LF: É, ficou esse vácuo, porque em 85 os Paralamas arrebentaram, o Kid Abelha mandou bem, o Lulu, mas tava todo mundo começando, era tudo amador. Talvez em 91, essas bandas, por mais duro que seja, já eram vistas como coisa do passado, porque já estava surgindo alguma coisa nova dos anos 90. O maior exemplo disso é o Lobão. O Lobão no Hollywood Rock de 90 foi eleito o melhor show daquela edição, por parte do público, tanto que saiu até o disco ao vivo, aquele “Vivo”. Em 91 o cara foi expulso do palco.

Aí você fala: “Ah, eram os metaleiros”. Cara, eu acho que não era bem questão de serem metaleiros, foi uma coisa muito de “Ah, vamo dar uma zoada no cara”, pra mim foi muito mais isso do que o fato dele não ser metaleiro, até porque naquela noite teve Queensrÿche e ninguém reclamou. Então, realmente eu acho que se tivesse o Rock In Rio em 87, acho que a gente veria os Titãs fazendo o show do “Cabeça Dinossauro”, se fosse em 88 a gente ia ver a Legião fazendo o show do “Que País é Esse”. E realmente ficou esse vácuo.
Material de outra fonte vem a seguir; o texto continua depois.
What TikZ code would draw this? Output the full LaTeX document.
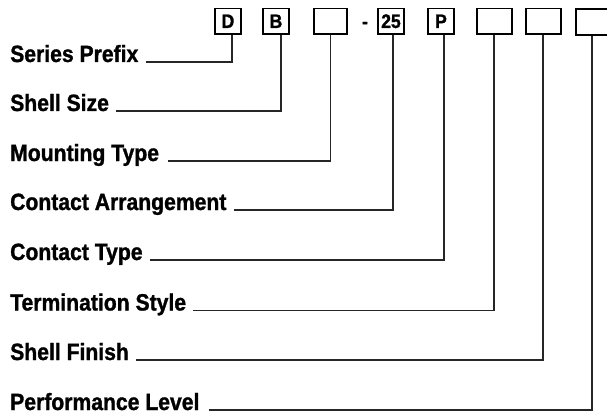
\documentclass[tikz,border=0pt]{standalone}
\usepackage{fontspec}
\setmainfont{Liberation Sans}[FakeStretch=0.9,BoldFeatures={FakeBold=1.2}]
\begin{document}
\begin{tikzpicture}[x=1pt,y=-1pt,
  lbl/.style={anchor=base west,inner sep=0pt,font=\fontsize{23.5}{26}\selectfont\bfseries},
  codebox/.style={draw,line width=1.7pt,inner sep=0pt,minimum height=25.5pt,font=\fontsize{19.5}{22}\selectfont\bfseries},
  leader/.style={line width=1.3pt,draw=black!85}]
\useasboundingbox (0,0) rectangle (607,414);
% code boxes
\node[codebox,minimum width=26pt] (bD) at (228,21.25) {D};
\node[codebox,minimum width=26pt] (bB) at (276,21.25) {B};
\node[codebox,minimum width=33pt] (bM) at (330.5,21.25) {};
\node[inner sep=0pt,font=\fontsize{19.5}{22}\selectfont\bfseries] (dash) at (365,25) {-};
\node[codebox,minimum width=26pt] (bA) at (391,21.25) {25};
\node[codebox,minimum width=26pt] (bP) at (441,21.25) {P};
\node[codebox,minimum width=35pt] (bT) at (494.5,21.25) {};
\node[codebox,minimum width=35pt] (bF) at (543.5,21.25) {};
\node[codebox,minimum width=35pt] (bL) at (593.5,22) {};
% labels
\node[lbl] (l1) at (10,62) {Series Prefix};
\node[lbl] (l2) at (10,111) {Shell Size};
\node[lbl] (l3) at (10,161) {Mounting Type};
\node[lbl] (l4) at (10,210) {Contact Arrangement};
\node[lbl] (l5) at (10,260) {Contact Type};
\node[lbl] (l6) at (10,310.5) {Termination Style};
\node[lbl] (l7) at (10,360) {Shell Finish};
\node[lbl] (l8) at (10,410) {Performance Level};
% leaders
\draw[leader] ([xshift=7pt]l1.base east) -| ([xshift=4pt]bD.south);
\draw[leader] ([xshift=7pt]l2.base east) -| ([xshift=5pt]bB.south);
\draw[leader] ([xshift=9pt]l3.base east) -| ([xshift=0pt]bM.south);
\draw[leader] ([xshift=7pt]l4.base east) -| ([xshift=2pt]bA.south);
\draw[leader] ([xshift=7pt]l5.base east) -| ([xshift=3pt]bP.south);
\draw[leader] ([xshift=7pt]l6.base east) -| ([xshift=-0.5pt]bT.south);
\draw[leader] ([xshift=7pt]l7.base east) -| ([xshift=-0.5pt]bF.south);
\draw[leader] ([xshift=9pt]l8.base east) -| ([xshift=-1.5pt]bL.south);
\end{tikzpicture}
\end{document}
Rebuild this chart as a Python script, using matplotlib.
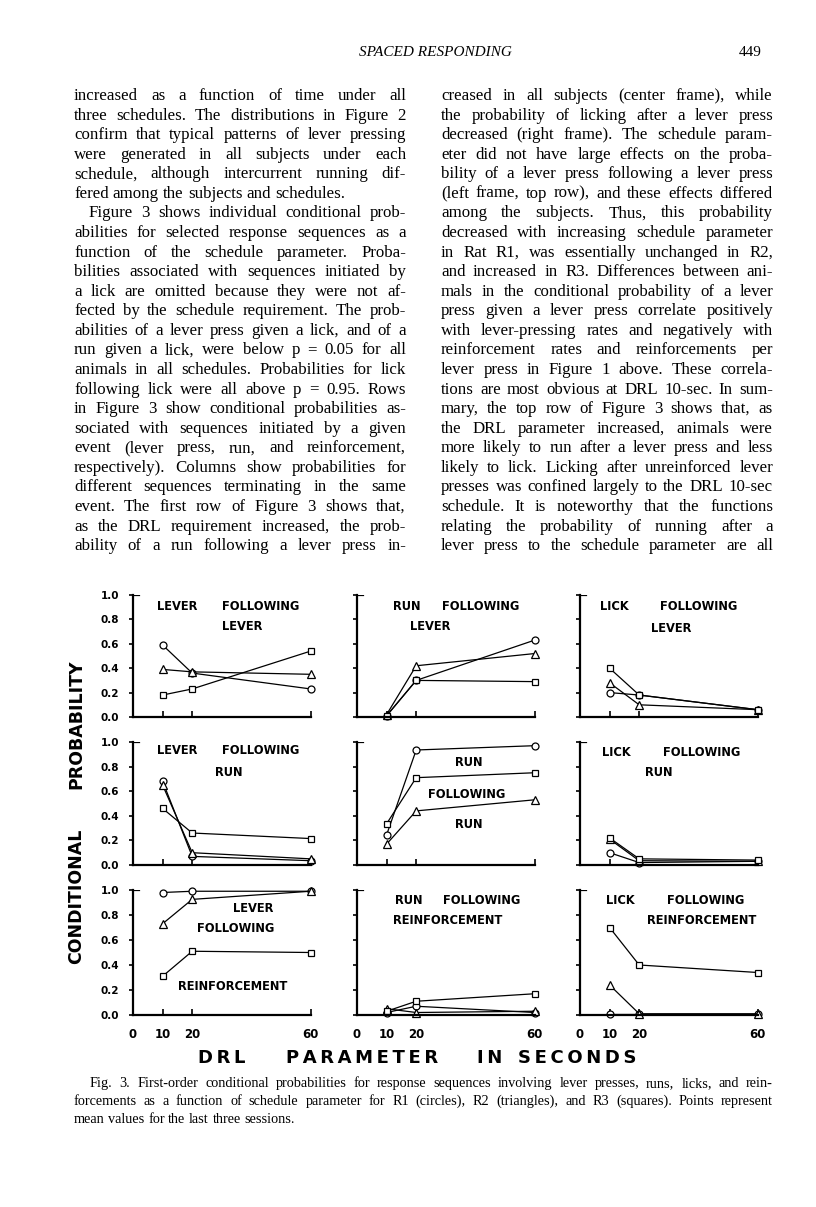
import numpy as np
import matplotlib
matplotlib.use("Agg")
import matplotlib.pyplot as plt

# page size in pixels (dpi 100)
W, H = 816, 1207

# ---- data: conditional probabilities, rows = R1 (circles), R2 (triangles), R3 (squares)
drl_sec = [10, 20, 60]
subjects = ["R1", "R2", "R3"]

lever_after_lever = [[0.59, 0.36, 0.23], [0.39, 0.37, 0.35], [0.18, 0.23, 0.54]]
run_after_lever = [[0.01, 0.30, 0.63], [0.02, 0.42, 0.52], [0.01, 0.30, 0.29]]
lick_after_lever = [[0.20, 0.18, 0.06], [0.28, 0.10, 0.06], [0.40, 0.18, 0.06]]
lever_after_run = [[0.68, 0.07, 0.035], [0.65, 0.10, 0.05], [0.46, 0.26, 0.215]]
run_after_run = [[0.245, 0.935, 0.97], [0.17, 0.44, 0.53], [0.335, 0.71, 0.75]]
lick_after_run = [[0.10, 0.02, 0.03], [0.21, 0.035, 0.03], [0.22, 0.05, 0.04]]
lever_after_reinf = [[0.98, 0.99, 0.99], [0.73, 0.925, 0.99], [0.31, 0.51, 0.50]]
run_after_reinf = [[0.02, 0.07, 0.02], [0.05, 0.02, 0.03], [0.03, 0.11, 0.17]]
lick_after_reinf = [[0.01, 0.01, 0.01], [0.24, 0.01, 0.01], [0.70, 0.40, 0.34]]

y_ticks = [0.0, 0.2, 0.4, 0.6, 0.8, 1.0]
y_tick_labels = ["0.0", "0.2", "0.4", "0.6", "0.8", "1.0"]
x_ticks = [0, 10, 20, 60]
x_tick_labels = ["0", "10", "20", "60"]

panels = [[lever_after_lever, run_after_lever, lick_after_lever],
          [lever_after_run, run_after_run, lick_after_run],
          [lever_after_reinf, run_after_reinf, lick_after_reinf]]

# ---- text content
header_title = "SPACED RESPONDING"
page_number = "449"

left_col = [
    "increased as a function of time under all",
    "three schedules. The distributions in Figure 2",
    "confirm that typical patterns of lever pressing",
    "were generated in all subjects under each",
    "schedule, although intercurrent running dif-",
    "fered among the subjects and schedules.",
    "Figure 3 shows individual conditional prob-",
    "abilities for selected response sequences as a",
    "function of the schedule parameter. Proba-",
    "bilities associated with sequences initiated by",
    "a lick are omitted because they were not af-",
    "fected by the schedule requirement. The prob-",
    "abilities of a lever press given a lick, and of a",
    "run given a lick, were below p = 0.05 for all",
    "animals in all schedules. Probabilities for lick",
    "following lick were all above p = 0.95. Rows",
    "in Figure 3 show conditional probabilities as-",
    "sociated with sequences initiated by a given",
    "event (lever press, run, and reinforcement,",
    "respectively). Columns show probabilities for",
    "different sequences terminating in the same",
    "event. The first row of Figure 3 shows that,",
    "as the DRL requirement increased, the prob-",
    "ability of a run following a lever press in-",
]
right_col = [
    "creased in all subjects (center frame), while",
    "the probability of licking after a lever press",
    "decreased (right frame). The schedule param-",
    "eter did not have large effects on the proba-",
    "bility of a lever press following a lever press",
    "(left frame, top row), and these effects differed",
    "among the subjects. Thus, this probability",
    "decreased with increasing schedule parameter",
    "in Rat R1, was essentially unchanged in R2,",
    "and increased in R3. Differences between ani-",
    "mals in the conditional probability of a lever",
    "press given a lever press correlate positively",
    "with lever-pressing rates and negatively with",
    "reinforcement rates and reinforcements per",
    "lever press in Figure 1 above. These correla-",
    "tions are most obvious at DRL 10-sec. In sum-",
    "mary, the top row of Figure 3 shows that, as",
    "the DRL parameter increased, animals were",
    "more likely to run after a lever press and less",
    "likely to lick. Licking after unreinforced lever",
    "presses was confined largely to the DRL 10-sec",
    "schedule. It is noteworthy that the functions",
    "relating the probability of running after a",
    "lever press to the schedule parameter are all",
]
caption = [
    "Fig. 3. First-order conditional probabilities for response sequences involving lever presses, runs, licks, and rein-",
    "forcements as a function of schedule parameter for R1 (circles), R2 (triangles), and R3 (squares). Points represent",
    "mean values for the last three sessions.",
]
panel_words = [
    [["LEVER", "FOLLOWING", "LEVER"], ["RUN", "FOLLOWING", "LEVER"], ["LICK", "FOLLOWING", "LEVER"]],
    [["LEVER", "FOLLOWING", "RUN"], ["RUN", "FOLLOWING", "RUN"], ["LICK", "FOLLOWING", "RUN"]],
    [["LEVER", "FOLLOWING", "REINFORCEMENT"], ["RUN", "FOLLOWING", "REINFORCEMENT"],
     ["LICK", "FOLLOWING", "REINFORCEMENT"]],
]
x_label_words = ["DRL", "PARAMETER", "IN", "SECONDS"]
y_label_words = ["CONDITIONAL", "PROBABILITY"]

# ---- layout (pixels)
COL_X0 = [133, 357, 580]
ROW_Y = [(595, 717), (742, 865), (890, 1015)]
PX_PER_SEC = 2.96
MARKERS = ["o", "^", "s"]
MSIZE = [5.0, 5.2, 4.6]
# left edge / centre y of each word inside panels
PANEL_WORD_POS = [
    [[(157, 606), (222, 606), (222, 626)], [(393, 606), (442, 606), (410, 626)],
     [(600, 607), (660, 607), (651, 628)]],
    [[(157, 751), (222, 751), (215, 772)], [(455, 762), (428, 795), (455, 824)],
     [(602, 753), (663, 753), (645, 772)]],
    [[(233, 909), (197, 929), (178, 986)], [(395, 900), (443, 900), (393, 920)],
     [(606, 900), (667, 900), (647, 920)]],
]
X_LABEL_POS = [222, 362, 490, 577]
Y_LABEL_POS = [896, 724]
TEXT_COLS = [(74, 406), (441, 773)]

fig = plt.figure(figsize=(W / 100, H / 100), dpi=100)
fig.patch.set_facecolor("white")
renderer = fig.canvas.get_renderer()

def fx(px): return px / W
def fy(py): return 1 - py / H

SANS = "DejaVu Sans"
SERIF = "Liberation Serif"

# ---- panels
for r in range(3):
    for c in range(3):
        ytop, ybot = ROW_Y[r]
        ax = fig.add_axes([fx(COL_X0[c]), fy(ybot), 62 * PX_PER_SEC / W, (ybot - ytop) / H])
        ax.set_facecolor("none")
        for k, vals in enumerate(panels[r][c]):
            ax.plot(drl_sec, vals, color="black", lw=0.9, marker=MARKERS[k], ms=MSIZE[k],
                    mfc="white", mec="black", mew=0.9, clip_on=False, label=subjects[k])
        ax.set_xlim(0, 62); ax.set_ylim(0, 1)
        for s in ["top", "right"]: ax.spines[s].set_visible(False)
        ax.spines["left"].set_bounds(0, 1); ax.spines["bottom"].set_bounds(0, 60)
        ax.spines["left"].set_linewidth(1.6); ax.spines["bottom"].set_linewidth(1.6)
        ax.axhline(1.0, xmin=0, xmax=0.03, color="black", lw=1.6)
        ax.set_yticks(y_ticks)
        ax.set_xticks(x_ticks)
        ax.tick_params(axis="y", direction="out", length=3, width=1.2, pad=7)
        ax.tick_params(axis="x", direction="in", length=4, width=1.2, pad=9)
        if c == 0:
            ax.set_yticklabels(y_tick_labels, fontsize=7.5, fontweight="bold", family=SANS)
        else:
            ax.set_yticklabels([])
        if r == 2:
            ax.set_xticklabels(x_tick_labels, fontsize=8.5, fontweight="bold", family=SANS)
        else:
            ax.set_xticklabels([])
        for word, (px, py) in zip(panel_words[r][c], PANEL_WORD_POS[r][c]):
            fig.text(fx(px), fy(py), word, ha="left", va="center", fontsize=8.3,
                     fontweight="bold", family=SANS)

# ---- axis titles
thin = "\u2009"
for word, px in zip(x_label_words, X_LABEL_POS):
    fig.text(fx(px), fy(1058), thin.join(word), ha="center", va="center", fontsize=13,
             fontweight="bold", family=SANS)
for word, py in zip(y_label_words, Y_LABEL_POS):
    fig.text(fx(76), fy(py), word, ha="center", va="center", rotation=90, fontsize=12.5,
             fontweight="bold", family=SANS)

# ---- justified text helper
def set_line(line, x_left, x_right, baseline, size, justify=True):
    words = line.split()
    texts = [fig.text(0, fy(baseline), w, ha="left", va="baseline", fontsize=size,
                      family=SERIF) for w in words]
    widths = [t.get_window_extent(renderer).width for t in texts]
    space = 0.25 * size * 100 / 72
    if justify and len(words) > 1:
        gap = (x_right - x_left - sum(widths)) / (len(words) - 1)
    else:
        gap = space
    x = x_left
    for t, w in zip(texts, widths):
        t.set_x(fx(x)); x += w + gap

BODY = 12.2
for i, line in enumerate(left_col):
    indent = 15 if i == 6 else 0
    set_line(line, TEXT_COLS[0][0] + indent, TEXT_COLS[0][1], 100 + i * 19.57, BODY,
             justify=(i != 5))
for i, line in enumerate(right_col):
    set_line(line, TEXT_COLS[1][0], TEXT_COLS[1][1], 100 + i * 19.57, BODY)

for i, line in enumerate(caption):
    indent = 16 if i == 0 else 0
    set_line(line, 74 + indent, 773, 1087 + i * 18, 10.3, justify=(i != 2))

fig.text(fx(435), fy(56), header_title, ha="center", va="baseline", fontsize=11,
         family=SERIF, style="italic")
fig.text(fx(762), fy(56), page_number, ha="right", va="baseline", fontsize=11, family=SERIF)

fig.savefig("out.png", dpi=100, facecolor="white")
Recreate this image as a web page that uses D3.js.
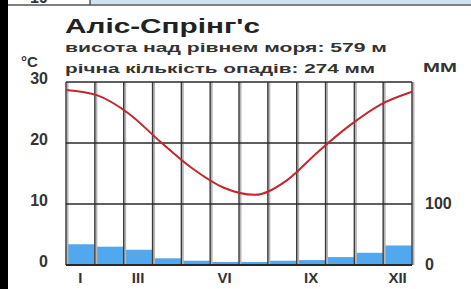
<!DOCTYPE html>
<html>
<head>
<meta charset="utf-8">
<script src="https://cdn.jsdelivr.net/npm/d3@7"></script>
<style>
  body { margin: 0; background: #fff; }
  svg { display: block; font-family: "Liberation Sans", Arial, sans-serif; }
</style>
</head>
<body>
<svg id="chart" width="471" height="289"></svg>
<script>
// monthly data
var months = ["I", "II", "III", "IV", "V", "VI", "VII", "VIII", "IX", "X", "XI", "XII"];
var monthLabels = ["I", "III", "VI", "IX", "XII"];
var temps = [28.7, 27.8, 24.8, 20.2, 15.9, 12.7, 11.5, 13.8, 18.5, 22.8, 26.3, 28.4];
var precip = [34, 30, 25, 11, 7, 5, 5, 7, 8, 13, 20, 32];
var tempTicks = [0, 10, 20, 30];
var precipTicks = [0, 100];

var svg = d3.select("#chart"),
    margin = {top: 82, right: 59, bottom: 24, left: 66},
    width = +svg.attr("width") - margin.left - margin.right,
    height = +svg.attr("height") - margin.top - margin.bottom;

// frame pieces round the chart
svg.append("rect").attr("x", 90).attr("y", 0).attr("width", 381).attr("height", 4).attr("fill", "#cfe2f2");
svg.append("line").attr("x1", 8).attr("x2", 471).attr("y1", 5).attr("y2", 5).attr("stroke", "#555").attr("stroke-width", 1.5);
svg.append("line").attr("x1", 90).attr("x2", 90).attr("y1", 0).attr("y2", 5).attr("stroke", "#555").attr("stroke-width", 1.5);
svg.append("rect").attr("x", 0).attr("y", 0).attr("width", 8).attr("height", 289).attr("fill", "#000");

var g = svg.append("g").attr("transform", "translate(" + margin.left + "," + margin.top + ")");

var x = d3.scaleBand().domain(months).range([0, width]).paddingInner(0).paddingOuter(0);
var xLine = d3.scalePoint().domain(months).range([0, width]);
var yT = d3.scaleLinear().domain([0, 30]).range([height, 0]);
var yP = d3.scaleLinear().domain([0, 300]).range([height, 0]);

// precipitation bars
g.append("g")
    .selectAll("rect")
    .data(precip)
    .enter().append("rect")
    .attr("x", function (d, i) { return x(months[i]); })
    .attr("y", function (d) { return yP(d); })
    .attr("width", x.bandwidth())
    .attr("height", function (d) { return yP(0) - yP(d); })
    .attr("fill", "#52a8ee");

// vertical month lines
var bounds = months.map(function (m) { return x(m); }).concat([width]);
g.append("g")
    .selectAll("line")
    .data(bounds)
    .enter().append("line")
    .attr("x1", function (d) { return d + 1; })
    .attr("x2", function (d) { return d + 1; })
    .attr("y1", 0).attr("y2", height)
    .attr("stroke", "#b5b5b5").attr("stroke-width", 3);
g.append("g")
    .selectAll("line")
    .data(bounds)
    .enter().append("line")
    .attr("x1", function (d) { return d; })
    .attr("x2", function (d) { return d; })
    .attr("y1", 0).attr("y2", height)
    .attr("stroke", "#3a3a3a").attr("stroke-width", 1.3);

// horizontal grid
g.append("g")
    .selectAll("line")
    .data(tempTicks)
    .enter().append("line")
    .attr("x1", 0).attr("x2", width)
    .attr("y1", function (d) { return yT(d); })
    .attr("y2", function (d) { return yT(d); })
    .attr("stroke", "#2a2a2a").attr("stroke-width", function (d) { return d === 0 ? 2 : 1.3; });

// temperature line
var line = d3.line()
    .curve(d3.curveMonotoneX)
    .x(function (d, i) { return xLine(months[i]); })
    .y(function (d) { return yT(d); });

g.append("path")
    .datum(temps)
    .attr("d", line)
    .attr("fill", "none")
    .attr("stroke", "#c4262c")
    .attr("stroke-width", 2);

// axes
var leftAxis = g.append("g")
    .call(d3.axisLeft(yT).tickValues(tempTicks).tickSize(0).tickPadding(18));
var rightAxis = g.append("g")
    .attr("transform", "translate(" + width + ",0)")
    .call(d3.axisRight(yP).tickValues(precipTicks).tickSize(0).tickPadding(13));
var bottomAxis = g.append("g")
    .attr("transform", "translate(0," + height + ")")
    .call(d3.axisBottom(x).tickValues(monthLabels).tickSize(0).tickPadding(7));

[leftAxis, rightAxis, bottomAxis].forEach(function (a) {
    a.select(".domain").remove();
    a.selectAll("text")
        .attr("fill", "#333")
        .attr("font-size", 16)
        .attr("font-weight", "bold")
        .attr("font-family", "Liberation Sans, Arial, sans-serif");
});
leftAxis.selectAll("text").attr("dy", "0.12em");
rightAxis.selectAll("text").attr("dy", "0.25em");
bottomAxis.selectAll("text").attr("font-size", 15);

// titles
svg.append("text")
    .attr("x", 65).attr("y", 33)
    .attr("font-size", 21)
    .attr("font-weight", "bold")
    .attr("fill", "#222")
    .attr("textLength", 195).attr("lengthAdjust", "spacingAndGlyphs")
    .text("Аліс-Спрінг'с");

svg.append("text")
    .attr("x", 65).attr("y", 52)
    .attr("font-size", 13).attr("font-weight", "bold")
    .attr("fill", "#333")
    .attr("textLength", 322).attr("lengthAdjust", "spacingAndGlyphs")
    .text("висота над рівнем моря: 579 м");

svg.append("text")
    .attr("x", 65).attr("y", 73)
    .attr("font-size", 13).attr("font-weight", "bold")
    .attr("fill", "#333")
    .attr("textLength", 310).attr("lengthAdjust", "spacingAndGlyphs")
    .text("річна кількість опадів: 274 мм");

svg.append("text")
    .attr("x", 21).attr("y", 67)
    .attr("font-size", 15).attr("font-weight", "bold")
    .attr("fill", "#333")
    .text("°C");

svg.append("text")
    .attr("x", 423).attr("y", 72)
    .attr("font-size", 12).attr("font-weight", "bold")
    .attr("fill", "#333")
    .attr("textLength", 34).attr("lengthAdjust", "spacingAndGlyphs")
    .text("ММ");

// label of the top-left box, mostly outside the picture
svg.append("text")
    .attr("x", 30).attr("y", 3)
    .attr("font-size", 16).attr("font-weight", "bold")
    .attr("fill", "#333")
    .text("19");
</script>
</body>
</html>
JG: O que você acha que o Rock in Rio significou para aquela geração?

LF: Eu acho que com relação à música brasileira, o Rock in Rio sedimentou aquela geração. No RIR de 85, o Kid Abelha não tinha empresário e depois eles viram que tem que ter. E eu acho que o RIR não só sedimentou o caminho daquelas bandas que tocaram, tipo Lulu Santos, Paralamas, Kid Abelha, mas pavimentou também o caminho de bandas que não tocaram mas surgiram naquele momento e acabaram indo na aba, tipo RPM. No ano seguinte do RIR eles estavam fazendo show com Raio Laser, lotando ginásio. A Legião estreou em 85 junto com os Engenheiros e no ano seguinte já estavam fazendo seus shows em alguns em ginásio.

Então eu acho que o RIR foi fundamental pra essa geração do rock dos anos 80, seja o artista que tocou ou que não tocou no Rock in Rio, eu acho que se não tivesse tido RIR a geração do BRock não teria sido como foi.

É lógico ela, teria acontecido, mas não da forma como aconteceu. Eu acho que foi muito importante também pelo gosto do público: minha teoria é que o brasileiro hoje é fanático pelo Iron Maiden e pelo AC/DC por causa do Rock in Rio. Foi uma relação de amor que começou naquele momento.